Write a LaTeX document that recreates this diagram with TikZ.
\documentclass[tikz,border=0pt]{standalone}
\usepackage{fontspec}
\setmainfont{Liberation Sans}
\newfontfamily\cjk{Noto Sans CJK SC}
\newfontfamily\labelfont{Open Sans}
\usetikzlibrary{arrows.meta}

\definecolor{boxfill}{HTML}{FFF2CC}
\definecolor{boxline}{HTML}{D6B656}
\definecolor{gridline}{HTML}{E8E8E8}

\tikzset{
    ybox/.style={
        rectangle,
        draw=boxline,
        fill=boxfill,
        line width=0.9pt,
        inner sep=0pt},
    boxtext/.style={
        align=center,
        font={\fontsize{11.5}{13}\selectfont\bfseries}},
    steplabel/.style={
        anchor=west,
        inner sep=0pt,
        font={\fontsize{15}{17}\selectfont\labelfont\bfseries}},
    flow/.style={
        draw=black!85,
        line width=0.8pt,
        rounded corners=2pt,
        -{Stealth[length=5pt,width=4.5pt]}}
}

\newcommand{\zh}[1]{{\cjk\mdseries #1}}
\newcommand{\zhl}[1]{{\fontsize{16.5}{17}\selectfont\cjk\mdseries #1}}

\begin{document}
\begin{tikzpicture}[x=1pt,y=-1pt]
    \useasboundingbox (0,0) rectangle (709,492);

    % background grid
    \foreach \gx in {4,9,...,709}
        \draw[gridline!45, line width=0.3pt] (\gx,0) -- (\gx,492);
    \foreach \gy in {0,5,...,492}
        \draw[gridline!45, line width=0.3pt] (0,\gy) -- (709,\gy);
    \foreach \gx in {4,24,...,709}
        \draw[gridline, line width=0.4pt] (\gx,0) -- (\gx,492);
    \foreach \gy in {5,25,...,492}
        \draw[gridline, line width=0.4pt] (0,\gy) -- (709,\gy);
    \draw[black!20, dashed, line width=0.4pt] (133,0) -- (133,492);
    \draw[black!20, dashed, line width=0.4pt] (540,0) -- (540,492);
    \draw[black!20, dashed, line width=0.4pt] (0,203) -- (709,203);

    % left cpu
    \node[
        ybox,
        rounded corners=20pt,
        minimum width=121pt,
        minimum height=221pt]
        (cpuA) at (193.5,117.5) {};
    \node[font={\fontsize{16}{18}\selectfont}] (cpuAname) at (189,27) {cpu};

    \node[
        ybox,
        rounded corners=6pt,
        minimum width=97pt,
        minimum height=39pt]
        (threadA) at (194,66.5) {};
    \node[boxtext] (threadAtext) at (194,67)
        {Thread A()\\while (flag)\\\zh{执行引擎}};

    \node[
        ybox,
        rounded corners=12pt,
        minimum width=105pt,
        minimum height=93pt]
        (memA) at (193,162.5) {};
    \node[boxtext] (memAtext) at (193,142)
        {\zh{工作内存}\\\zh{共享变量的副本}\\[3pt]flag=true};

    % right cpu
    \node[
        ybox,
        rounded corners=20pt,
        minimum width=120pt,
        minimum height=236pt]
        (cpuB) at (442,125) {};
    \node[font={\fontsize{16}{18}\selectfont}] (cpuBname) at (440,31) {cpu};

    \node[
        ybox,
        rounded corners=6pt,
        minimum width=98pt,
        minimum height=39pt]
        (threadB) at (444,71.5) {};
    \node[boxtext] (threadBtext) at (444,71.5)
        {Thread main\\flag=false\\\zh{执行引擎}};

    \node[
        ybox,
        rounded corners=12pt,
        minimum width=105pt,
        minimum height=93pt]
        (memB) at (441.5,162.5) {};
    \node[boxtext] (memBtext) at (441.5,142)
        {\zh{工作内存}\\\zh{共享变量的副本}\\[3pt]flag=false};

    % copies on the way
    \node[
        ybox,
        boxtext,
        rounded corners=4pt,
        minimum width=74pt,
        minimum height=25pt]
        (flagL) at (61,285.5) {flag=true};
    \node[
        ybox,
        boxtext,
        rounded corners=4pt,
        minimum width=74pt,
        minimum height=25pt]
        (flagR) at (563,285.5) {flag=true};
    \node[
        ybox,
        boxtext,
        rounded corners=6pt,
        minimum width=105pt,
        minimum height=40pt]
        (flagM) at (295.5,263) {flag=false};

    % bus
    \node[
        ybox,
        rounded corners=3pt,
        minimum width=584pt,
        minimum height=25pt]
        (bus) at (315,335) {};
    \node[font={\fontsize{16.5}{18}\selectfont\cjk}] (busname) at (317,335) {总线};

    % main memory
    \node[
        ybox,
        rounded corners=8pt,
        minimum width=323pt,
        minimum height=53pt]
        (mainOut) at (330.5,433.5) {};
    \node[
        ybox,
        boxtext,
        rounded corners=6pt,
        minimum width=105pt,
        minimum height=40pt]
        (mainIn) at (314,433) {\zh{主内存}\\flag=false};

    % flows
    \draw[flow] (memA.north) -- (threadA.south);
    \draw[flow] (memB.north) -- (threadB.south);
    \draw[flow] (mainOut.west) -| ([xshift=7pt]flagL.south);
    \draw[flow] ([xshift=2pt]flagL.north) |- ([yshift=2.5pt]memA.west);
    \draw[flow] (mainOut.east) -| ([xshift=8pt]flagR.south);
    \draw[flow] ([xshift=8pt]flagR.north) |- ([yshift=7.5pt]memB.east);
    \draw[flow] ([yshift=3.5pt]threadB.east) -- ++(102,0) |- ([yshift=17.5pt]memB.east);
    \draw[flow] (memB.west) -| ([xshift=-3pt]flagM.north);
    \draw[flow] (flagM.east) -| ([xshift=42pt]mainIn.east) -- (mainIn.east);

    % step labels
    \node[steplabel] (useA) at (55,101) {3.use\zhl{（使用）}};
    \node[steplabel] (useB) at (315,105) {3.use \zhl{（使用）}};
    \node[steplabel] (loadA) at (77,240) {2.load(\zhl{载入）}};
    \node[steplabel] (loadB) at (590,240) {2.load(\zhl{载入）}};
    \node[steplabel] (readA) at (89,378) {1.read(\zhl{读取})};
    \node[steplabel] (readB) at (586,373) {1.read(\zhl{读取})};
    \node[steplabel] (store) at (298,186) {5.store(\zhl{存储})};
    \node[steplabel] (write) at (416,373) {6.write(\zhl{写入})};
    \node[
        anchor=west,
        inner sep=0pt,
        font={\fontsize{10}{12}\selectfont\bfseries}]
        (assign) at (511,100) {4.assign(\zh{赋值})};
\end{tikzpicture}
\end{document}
--------------------------------------------------
Reproduce the data in its entirety, matching each character.

_Solution for this exercise_.
Write a LaTeX document that recreates this diagram with TikZ.
\documentclass[tikz,border=0pt]{standalone}
\usepackage{fontspec}
\setmainfont{Liberation Sans}
\newfontfamily\cjk{Noto Sans CJK SC}
\newfontfamily\labelfont{Open Sans}
\usetikzlibrary{arrows.meta}

\definecolor{boxfill}{HTML}{FFF2CC}
\definecolor{boxline}{HTML}{D6B656}
\definecolor{gridline}{HTML}{E8E8E8}

\tikzset{
    ybox/.style={
        rectangle,
        draw=boxline,
        fill=boxfill,
        line width=0.9pt,
        inner sep=0pt},
    boxtext/.style={
        align=center,
        font={\fontsize{11.5}{13}\selectfont\bfseries}},
    steplabel/.style={
        anchor=west,
        inner sep=0pt,
        font={\fontsize{15}{17}\selectfont\labelfont\bfseries}},
    flow/.style={
        draw=black!85,
        line width=0.8pt,
        rounded corners=2pt,
        -{Stealth[length=5pt,width=4.5pt]}}
}

\newcommand{\zh}[1]{{\cjk\mdseries #1}}
\newcommand{\zhl}[1]{{\fontsize{16.5}{17}\selectfont\cjk\mdseries #1}}

\begin{document}
\begin{tikzpicture}[x=1pt,y=-1pt]
    \useasboundingbox (0,0) rectangle (709,492);

    % background grid
    \foreach \gx in {4,9,...,709}
        \draw[gridline!45, line width=0.3pt] (\gx,0) -- (\gx,492);
    \foreach \gy in {0,5,...,492}
        \draw[gridline!45, line width=0.3pt] (0,\gy) -- (709,\gy);
    \foreach \gx in {4,24,...,709}
        \draw[gridline, line width=0.4pt] (\gx,0) -- (\gx,492);
    \foreach \gy in {5,25,...,492}
        \draw[gridline, line width=0.4pt] (0,\gy) -- (709,\gy);
    \draw[black!20, dashed, line width=0.4pt] (133,0) -- (133,492);
    \draw[black!20, dashed, line width=0.4pt] (540,0) -- (540,492);
    \draw[black!20, dashed, line width=0.4pt] (0,203) -- (709,203);

    % left cpu
    \node[
        ybox,
        rounded corners=20pt,
        minimum width=121pt,
        minimum height=221pt]
        (cpuA) at (193.5,117.5) {};
    \node[font={\fontsize{16}{18}\selectfont}] (cpuAname) at (189,27) {cpu};

    \node[
        ybox,
        rounded corners=6pt,
        minimum width=97pt,
        minimum height=39pt]
        (threadA) at (194,66.5) {};
    \node[boxtext] (threadAtext) at (194,67)
        {Thread A()\\while (flag)\\\zh{执行引擎}};

    \node[
        ybox,
        rounded corners=12pt,
        minimum width=105pt,
        minimum height=93pt]
        (memA) at (193,162.5) {};
    \node[boxtext] (memAtext) at (193,142)
        {\zh{工作内存}\\\zh{共享变量的副本}\\[3pt]flag=true};

    % right cpu
    \node[
        ybox,
        rounded corners=20pt,
        minimum width=120pt,
        minimum height=236pt]
        (cpuB) at (442,125) {};
    \node[font={\fontsize{16}{18}\selectfont}] (cpuBname) at (440,31) {cpu};

    \node[
        ybox,
        rounded corners=6pt,
        minimum width=98pt,
        minimum height=39pt]
        (threadB) at (444,71.5) {};
    \node[boxtext] (threadBtext) at (444,71.5)
        {Thread main\\flag=false\\\zh{执行引擎}};

    \node[
        ybox,
        rounded corners=12pt,
        minimum width=105pt,
        minimum height=93pt]
        (memB) at (441.5,162.5) {};
    \node[boxtext] (memBtext) at (441.5,142)
        {\zh{工作内存}\\\zh{共享变量的副本}\\[3pt]flag=false};

    % copies on the way
    \node[
        ybox,
        boxtext,
        rounded corners=4pt,
        minimum width=74pt,
        minimum height=25pt]
        (flagL) at (61,285.5) {flag=true};
    \node[
        ybox,
        boxtext,
        rounded corners=4pt,
        minimum width=74pt,
        minimum height=25pt]
        (flagR) at (563,285.5) {flag=true};
    \node[
        ybox,
        boxtext,
        rounded corners=6pt,
        minimum width=105pt,
        minimum height=40pt]
        (flagM) at (295.5,263) {flag=false};

    % bus
    \node[
        ybox,
        rounded corners=3pt,
        minimum width=584pt,
        minimum height=25pt]
        (bus) at (315,335) {};
    \node[font={\fontsize{16.5}{18}\selectfont\cjk}] (busname) at (317,335) {总线};

    % main memory
    \node[
        ybox,
        rounded corners=8pt,
        minimum width=323pt,
        minimum height=53pt]
        (mainOut) at (330.5,433.5) {};
    \node[
        ybox,
        boxtext,
        rounded corners=6pt,
        minimum width=105pt,
        minimum height=40pt]
        (mainIn) at (314,433) {\zh{主内存}\\flag=false};

    % flows
    \draw[flow] (memA.north) -- (threadA.south);
    \draw[flow] (memB.north) -- (threadB.south);
    \draw[flow] (mainOut.west) -| ([xshift=7pt]flagL.south);
    \draw[flow] ([xshift=2pt]flagL.north) |- ([yshift=2.5pt]memA.west);
    \draw[flow] (mainOut.east) -| ([xshift=8pt]flagR.south);
    \draw[flow] ([xshift=8pt]flagR.north) |- ([yshift=7.5pt]memB.east);
    \draw[flow] ([yshift=3.5pt]threadB.east) -- ++(102,0) |- ([yshift=17.5pt]memB.east);
    \draw[flow] (memB.west) -| ([xshift=-3pt]flagM.north);
    \draw[flow] (flagM.east) -| ([xshift=42pt]mainIn.east) -- (mainIn.east);

    % step labels
    \node[steplabel] (useA) at (55,101) {3.use\zhl{（使用）}};
    \node[steplabel] (useB) at (315,105) {3.use \zhl{（使用）}};
    \node[steplabel] (loadA) at (77,240) {2.load(\zhl{载入）}};
    \node[steplabel] (loadB) at (590,240) {2.load(\zhl{载入）}};
    \node[steplabel] (readA) at (89,378) {1.read(\zhl{读取})};
    \node[steplabel] (readB) at (586,373) {1.read(\zhl{读取})};
    \node[steplabel] (store) at (298,186) {5.store(\zhl{存储})};
    \node[steplabel] (write) at (416,373) {6.write(\zhl{写入})};
    \node[
        anchor=west,
        inner sep=0pt,
        font={\fontsize{10}{12}\selectfont\bfseries}]
        (assign) at (511,100) {4.assign(\zh{赋值})};
\end{tikzpicture}
\end{document}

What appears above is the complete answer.